#### TASK INSTRUCTIONS:
From the listing below, copy only the lines running from the line that contains "Rebuild this chart" to the line that contains "trend = [slope * p + icpt for p in pos]", both included.
··· RECORDS PROVIDED ···
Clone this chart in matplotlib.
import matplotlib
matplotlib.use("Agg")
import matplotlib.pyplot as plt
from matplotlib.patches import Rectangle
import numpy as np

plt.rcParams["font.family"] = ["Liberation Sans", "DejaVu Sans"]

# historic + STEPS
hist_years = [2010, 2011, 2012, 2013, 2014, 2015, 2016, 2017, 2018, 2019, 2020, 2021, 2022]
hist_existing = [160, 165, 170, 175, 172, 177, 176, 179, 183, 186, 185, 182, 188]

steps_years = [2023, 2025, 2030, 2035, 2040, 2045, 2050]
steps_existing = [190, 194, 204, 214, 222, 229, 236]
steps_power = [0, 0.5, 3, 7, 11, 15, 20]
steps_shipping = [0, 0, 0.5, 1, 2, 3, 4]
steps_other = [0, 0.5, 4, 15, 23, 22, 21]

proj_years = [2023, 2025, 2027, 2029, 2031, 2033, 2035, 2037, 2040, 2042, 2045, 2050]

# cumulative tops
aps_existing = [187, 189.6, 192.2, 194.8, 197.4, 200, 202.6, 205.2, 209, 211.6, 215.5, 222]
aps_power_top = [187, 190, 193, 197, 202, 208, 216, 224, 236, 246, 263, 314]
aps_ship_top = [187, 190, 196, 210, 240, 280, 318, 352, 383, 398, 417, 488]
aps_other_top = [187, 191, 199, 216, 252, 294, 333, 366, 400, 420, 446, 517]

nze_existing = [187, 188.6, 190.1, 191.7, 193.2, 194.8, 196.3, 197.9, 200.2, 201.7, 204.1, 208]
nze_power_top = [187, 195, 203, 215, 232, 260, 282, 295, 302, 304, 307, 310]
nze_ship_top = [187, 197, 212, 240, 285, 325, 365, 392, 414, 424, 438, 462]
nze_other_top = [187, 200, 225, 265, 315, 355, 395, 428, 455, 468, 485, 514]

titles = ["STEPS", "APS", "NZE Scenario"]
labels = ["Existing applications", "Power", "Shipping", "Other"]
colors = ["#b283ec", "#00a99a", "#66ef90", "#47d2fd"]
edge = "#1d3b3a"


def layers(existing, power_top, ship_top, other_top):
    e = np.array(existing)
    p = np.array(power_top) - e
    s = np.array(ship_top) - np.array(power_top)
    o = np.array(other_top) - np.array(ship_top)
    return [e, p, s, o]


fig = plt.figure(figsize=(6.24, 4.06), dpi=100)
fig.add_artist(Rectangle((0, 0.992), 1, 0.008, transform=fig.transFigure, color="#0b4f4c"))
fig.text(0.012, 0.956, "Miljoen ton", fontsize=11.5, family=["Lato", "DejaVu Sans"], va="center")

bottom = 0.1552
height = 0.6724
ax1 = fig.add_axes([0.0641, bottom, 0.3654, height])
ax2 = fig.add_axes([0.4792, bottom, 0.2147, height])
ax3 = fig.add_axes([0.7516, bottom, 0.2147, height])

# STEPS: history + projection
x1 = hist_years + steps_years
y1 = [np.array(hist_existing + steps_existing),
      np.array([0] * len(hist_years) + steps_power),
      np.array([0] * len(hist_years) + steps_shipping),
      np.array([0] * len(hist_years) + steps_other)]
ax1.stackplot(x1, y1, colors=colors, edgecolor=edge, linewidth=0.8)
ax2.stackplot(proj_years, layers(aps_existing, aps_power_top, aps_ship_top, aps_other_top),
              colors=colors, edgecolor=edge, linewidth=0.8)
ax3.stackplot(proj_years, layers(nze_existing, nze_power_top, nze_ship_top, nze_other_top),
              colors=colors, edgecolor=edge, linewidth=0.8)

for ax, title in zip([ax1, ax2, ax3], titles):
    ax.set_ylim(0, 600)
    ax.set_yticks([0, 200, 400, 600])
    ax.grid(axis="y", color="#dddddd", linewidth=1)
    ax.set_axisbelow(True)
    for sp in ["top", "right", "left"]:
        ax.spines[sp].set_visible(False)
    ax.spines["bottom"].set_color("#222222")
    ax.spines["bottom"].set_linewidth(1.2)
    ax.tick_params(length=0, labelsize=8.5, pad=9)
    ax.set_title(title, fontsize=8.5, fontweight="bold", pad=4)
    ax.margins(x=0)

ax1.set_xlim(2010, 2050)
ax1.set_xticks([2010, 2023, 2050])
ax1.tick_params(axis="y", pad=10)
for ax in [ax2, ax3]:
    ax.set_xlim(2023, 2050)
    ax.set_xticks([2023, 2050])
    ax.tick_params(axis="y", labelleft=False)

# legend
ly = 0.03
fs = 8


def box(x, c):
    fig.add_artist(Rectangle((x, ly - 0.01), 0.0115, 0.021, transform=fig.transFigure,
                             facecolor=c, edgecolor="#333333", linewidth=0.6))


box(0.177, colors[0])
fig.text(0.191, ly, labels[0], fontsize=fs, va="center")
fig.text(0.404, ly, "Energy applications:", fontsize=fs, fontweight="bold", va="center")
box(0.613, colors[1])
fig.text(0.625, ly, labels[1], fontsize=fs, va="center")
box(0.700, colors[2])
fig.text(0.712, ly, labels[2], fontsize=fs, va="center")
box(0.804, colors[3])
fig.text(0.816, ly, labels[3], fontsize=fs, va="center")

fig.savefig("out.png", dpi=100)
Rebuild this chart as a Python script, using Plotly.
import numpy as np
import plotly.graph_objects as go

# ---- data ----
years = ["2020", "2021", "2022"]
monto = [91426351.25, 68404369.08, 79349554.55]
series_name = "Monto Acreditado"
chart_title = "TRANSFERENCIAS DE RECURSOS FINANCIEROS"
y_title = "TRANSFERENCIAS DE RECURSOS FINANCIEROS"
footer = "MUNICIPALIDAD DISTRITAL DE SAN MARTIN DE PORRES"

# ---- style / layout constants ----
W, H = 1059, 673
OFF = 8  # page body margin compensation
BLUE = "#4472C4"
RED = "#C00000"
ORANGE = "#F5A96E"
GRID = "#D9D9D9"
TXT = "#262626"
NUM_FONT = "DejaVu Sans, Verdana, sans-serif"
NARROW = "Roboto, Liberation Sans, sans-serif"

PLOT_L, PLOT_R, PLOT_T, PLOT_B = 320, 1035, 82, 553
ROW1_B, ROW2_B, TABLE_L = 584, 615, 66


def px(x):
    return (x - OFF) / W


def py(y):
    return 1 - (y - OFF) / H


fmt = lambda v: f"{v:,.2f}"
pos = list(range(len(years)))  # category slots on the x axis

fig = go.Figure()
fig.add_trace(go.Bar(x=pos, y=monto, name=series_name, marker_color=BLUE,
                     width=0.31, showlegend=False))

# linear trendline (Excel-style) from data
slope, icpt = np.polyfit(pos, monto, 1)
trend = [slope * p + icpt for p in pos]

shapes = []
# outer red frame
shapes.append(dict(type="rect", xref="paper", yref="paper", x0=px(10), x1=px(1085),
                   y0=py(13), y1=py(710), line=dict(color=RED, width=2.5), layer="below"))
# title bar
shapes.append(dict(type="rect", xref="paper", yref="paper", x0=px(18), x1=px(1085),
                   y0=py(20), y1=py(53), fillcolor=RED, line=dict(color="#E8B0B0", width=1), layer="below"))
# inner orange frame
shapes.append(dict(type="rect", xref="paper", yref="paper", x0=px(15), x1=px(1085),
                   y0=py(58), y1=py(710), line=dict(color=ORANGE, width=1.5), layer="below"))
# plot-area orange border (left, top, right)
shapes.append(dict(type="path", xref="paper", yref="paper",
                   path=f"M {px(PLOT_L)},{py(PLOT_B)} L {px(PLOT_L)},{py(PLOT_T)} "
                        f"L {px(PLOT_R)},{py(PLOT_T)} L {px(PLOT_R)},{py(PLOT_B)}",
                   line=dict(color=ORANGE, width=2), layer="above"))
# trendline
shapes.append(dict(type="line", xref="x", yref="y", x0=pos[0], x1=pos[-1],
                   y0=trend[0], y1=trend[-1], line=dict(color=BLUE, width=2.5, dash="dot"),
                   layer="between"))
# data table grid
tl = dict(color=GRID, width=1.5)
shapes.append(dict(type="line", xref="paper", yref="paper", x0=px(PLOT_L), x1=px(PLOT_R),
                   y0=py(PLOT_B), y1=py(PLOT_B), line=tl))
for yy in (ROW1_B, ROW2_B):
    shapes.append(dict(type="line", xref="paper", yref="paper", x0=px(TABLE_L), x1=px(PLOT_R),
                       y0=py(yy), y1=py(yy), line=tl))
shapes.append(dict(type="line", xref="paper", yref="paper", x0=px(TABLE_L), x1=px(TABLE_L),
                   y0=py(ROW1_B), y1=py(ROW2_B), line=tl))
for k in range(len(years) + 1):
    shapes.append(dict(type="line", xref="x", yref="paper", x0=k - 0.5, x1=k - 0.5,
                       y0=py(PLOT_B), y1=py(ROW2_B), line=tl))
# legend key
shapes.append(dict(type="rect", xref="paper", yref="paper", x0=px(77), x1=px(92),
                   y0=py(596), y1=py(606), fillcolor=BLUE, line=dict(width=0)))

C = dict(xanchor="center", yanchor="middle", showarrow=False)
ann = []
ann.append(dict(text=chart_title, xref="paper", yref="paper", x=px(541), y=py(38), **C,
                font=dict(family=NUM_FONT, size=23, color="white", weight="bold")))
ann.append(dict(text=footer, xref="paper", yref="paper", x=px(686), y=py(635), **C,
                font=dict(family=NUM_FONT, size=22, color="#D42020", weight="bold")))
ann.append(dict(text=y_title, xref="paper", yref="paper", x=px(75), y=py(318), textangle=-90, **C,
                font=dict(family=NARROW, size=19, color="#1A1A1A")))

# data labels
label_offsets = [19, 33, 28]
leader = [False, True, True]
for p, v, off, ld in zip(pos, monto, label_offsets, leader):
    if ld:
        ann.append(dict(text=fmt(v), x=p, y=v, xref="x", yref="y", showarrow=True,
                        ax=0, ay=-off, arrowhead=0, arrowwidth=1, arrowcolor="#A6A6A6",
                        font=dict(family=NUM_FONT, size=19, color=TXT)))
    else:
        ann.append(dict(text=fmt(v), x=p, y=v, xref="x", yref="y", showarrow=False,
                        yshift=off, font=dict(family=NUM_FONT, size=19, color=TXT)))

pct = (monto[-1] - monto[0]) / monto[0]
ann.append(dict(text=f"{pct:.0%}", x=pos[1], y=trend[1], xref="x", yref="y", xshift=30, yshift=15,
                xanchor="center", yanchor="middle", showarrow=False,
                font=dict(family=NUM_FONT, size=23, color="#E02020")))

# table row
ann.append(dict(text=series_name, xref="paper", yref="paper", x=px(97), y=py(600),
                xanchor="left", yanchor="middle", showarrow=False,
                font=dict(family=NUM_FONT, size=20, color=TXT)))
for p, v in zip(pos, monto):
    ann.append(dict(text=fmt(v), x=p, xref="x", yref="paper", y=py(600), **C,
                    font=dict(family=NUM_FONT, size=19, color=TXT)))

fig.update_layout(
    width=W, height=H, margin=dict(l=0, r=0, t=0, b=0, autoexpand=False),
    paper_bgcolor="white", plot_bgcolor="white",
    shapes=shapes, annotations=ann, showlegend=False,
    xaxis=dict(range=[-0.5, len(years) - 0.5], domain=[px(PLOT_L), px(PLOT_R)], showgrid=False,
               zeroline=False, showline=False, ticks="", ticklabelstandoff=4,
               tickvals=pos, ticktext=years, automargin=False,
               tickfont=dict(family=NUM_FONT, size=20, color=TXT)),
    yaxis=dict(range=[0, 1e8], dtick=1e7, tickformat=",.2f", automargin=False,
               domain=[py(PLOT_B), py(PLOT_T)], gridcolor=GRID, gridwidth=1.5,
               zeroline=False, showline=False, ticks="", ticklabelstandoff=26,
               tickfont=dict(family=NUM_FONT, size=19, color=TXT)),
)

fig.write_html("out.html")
···
#### TASK SOLUTION:
Rebuild this chart as a Python script, using Plotly.
import numpy as np
import plotly.graph_objects as go

# ---- data ----
years = ["2020", "2021", "2022"]
monto = [91426351.25, 68404369.08, 79349554.55]
series_name = "Monto Acreditado"
chart_title = "TRANSFERENCIAS DE RECURSOS FINANCIEROS"
y_title = "TRANSFERENCIAS DE RECURSOS FINANCIEROS"
footer = "MUNICIPALIDAD DISTRITAL DE SAN MARTIN DE PORRES"

# ---- style / layout constants ----
W, H = 1059, 673
OFF = 8  # page body margin compensation
BLUE = "#4472C4"
RED = "#C00000"
ORANGE = "#F5A96E"
GRID = "#D9D9D9"
TXT = "#262626"
NUM_FONT = "DejaVu Sans, Verdana, sans-serif"
NARROW = "Roboto, Liberation Sans, sans-serif"

PLOT_L, PLOT_R, PLOT_T, PLOT_B = 320, 1035, 82, 553
ROW1_B, ROW2_B, TABLE_L = 584, 615, 66


def px(x):
    return (x - OFF) / W


def py(y):
    return 1 - (y - OFF) / H


fmt = lambda v: f"{v:,.2f}"
pos = list(range(len(years)))  # category slots on the x axis

fig = go.Figure()
fig.add_trace(go.Bar(x=pos, y=monto, name=series_name, marker_color=BLUE,
                     width=0.31, showlegend=False))

# linear trendline (Excel-style) from data
slope, icpt = np.polyfit(pos, monto, 1)
trend = [slope * p + icpt for p in pos]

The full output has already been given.